Punitive damages are not available.

How common is it for courts to grant permanent injunctions to successful plaintiffs and under what circumstances will they do this?

The courts can also grant permanent injunctions to successful plaintiffs.

As the injunction is an equitable remedy, there is an element of judicial discretion. Injunctions may be tailored in terms of scope and duration, allowing the defendant time to negotiate with the plaintiff or to dispose of infringing products.

Timescale and costs

How long does it take to obtain a decision at first instance and is it possible to expedite this process?

It usually takes two years from the commencement of an action to trial.

How much should a litigant plan to pay to take a case through to a first-instance decision?

A litigant can expect to pay between S$250,000 and S$400,000, excluding the cost of engaging expert witnesses.


Under what circumstances will the losing party in a first-instance case be granted the right to appeal?
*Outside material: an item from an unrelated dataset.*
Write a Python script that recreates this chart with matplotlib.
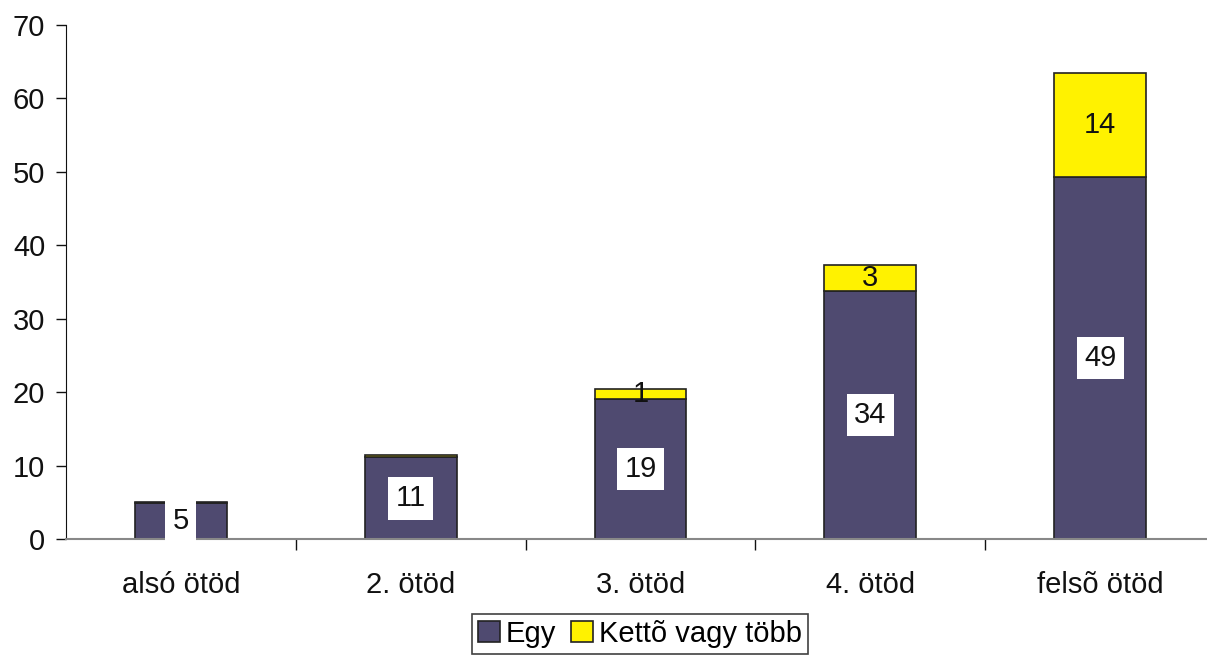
import matplotlib
matplotlib.use("Agg")
import matplotlib.pyplot as plt
import numpy as np

categories = ["alsó ötöd", "2. ötöd", "3. ötöd", "4. ötöd", "felsõ ötöd"]
egy = [4.9, 11.1, 19.1, 33.8, 49.3]
ketto = [0.15, 0.3, 1.3, 3.5, 14.2]
egy_labels = ["5", "11", "19", "34", "49"]
ketto_labels = ["", "", "1", "3", "14"]
yticks = [0, 10, 20, 30, 40, 50, 60, 70]

plt.rcParams['font.family'] = ['Liberation Sans', 'DejaVu Sans']
FS = 21

W, H = 1207, 655
fig = plt.figure(figsize=(W / 100, H / 100), dpi=100)
ax = fig.add_axes([66 / W, (H - 539) / H, (1215 - 66) / W, (539 - 25) / H])

x = np.arange(len(categories))
c_egy = "#4F4A70"
c_ket = "#FFF200"
ax.bar(x, egy, width=0.4, color=c_egy, edgecolor="#222222", linewidth=1.2, label="Egy")
ax.bar(x, ketto, width=0.4, bottom=egy, color=c_ket, edgecolor="#222222", linewidth=1.2,
       label="Kettõ vagy több")

for i in range(len(x)):
    ax.text(x[i], egy[i] / 2, egy_labels[i], ha="center", va="center", fontsize=FS,
            color="#111111",
            bbox=dict(boxstyle="square,pad=0.25", facecolor="white", edgecolor="none"))
    if ketto_labels[i]:
        ax.text(x[i], egy[i] + ketto[i] / 2, ketto_labels[i], ha="center", va="center",
                fontsize=FS, color="#111111")

ax.set_xlim(-0.5, len(categories) - 0.5)
ax.set_ylim(0, 70)
ax.set_yticks(yticks)
ax.set_yticklabels([str(v) for v in yticks], fontsize=FS, color="#111111")
ax.set_xticks(x)
ax.set_xticklabels(categories, fontsize=FS, color="#111111")
ax.tick_params(axis="x", which="major", length=0, pad=23)
ax.set_xticks(x[:-1] + 0.5, minor=True)
ax.tick_params(axis="x", which="minor", length=8, width=1, color="#111111", direction="out")
ax.tick_params(axis="y", length=7, width=1, color="#111111", direction="out", pad=8)

for s in ["top", "right"]:
    ax.spines[s].set_visible(False)
ax.spines["left"].set_color("#111111")
ax.spines["bottom"].set_color("#888888")
ax.spines["bottom"].set_linewidth(1.5)

leg = fig.legend(loc="upper center", bbox_to_anchor=(640 / W, 1 - 614 / H),
                 ncol=2, fontsize=FS, frameon=True, fancybox=False,
                 handlelength=0.75, handleheight=0.75, handletextpad=0.2,
                 columnspacing=0.5, borderpad=0.2, borderaxespad=0)
leg.get_frame().set_edgecolor("#111111")
leg.get_frame().set_linewidth(1.2)

fig.savefig("out.png", dpi=100)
How long does an appeal typically take?

A party which is dissatisfied with the High Court’s decision generally has a right of appeal to the Court of Appeal by following the procedure set out in the Rules of Court. The appeal will be heard around six to nine months after filing a notice of appeal.

Options outside court

Are there other dispute resolution options open to parties that believe their patents to be infringed outside the courts?

The World Intellectual Property Organisation (WIPO) operates the Arbitration and Mediation Centre in Singapore, which specialises in resolving IP-related, technology and related commercial disputes. The centre hears IP-related disputes pursuant to the WIPO Mediation, Arbitration, Expedited Arbitration and Expert Determination Rules. As of 2017, patent-related disputes account for 30% of the matters administered by the centre.

The Singapore International Arbitration Centre (SIAC) is also capable of administering IP disputes, as IP arbitrators are appointed to the SIAC’s panel of arbitrators.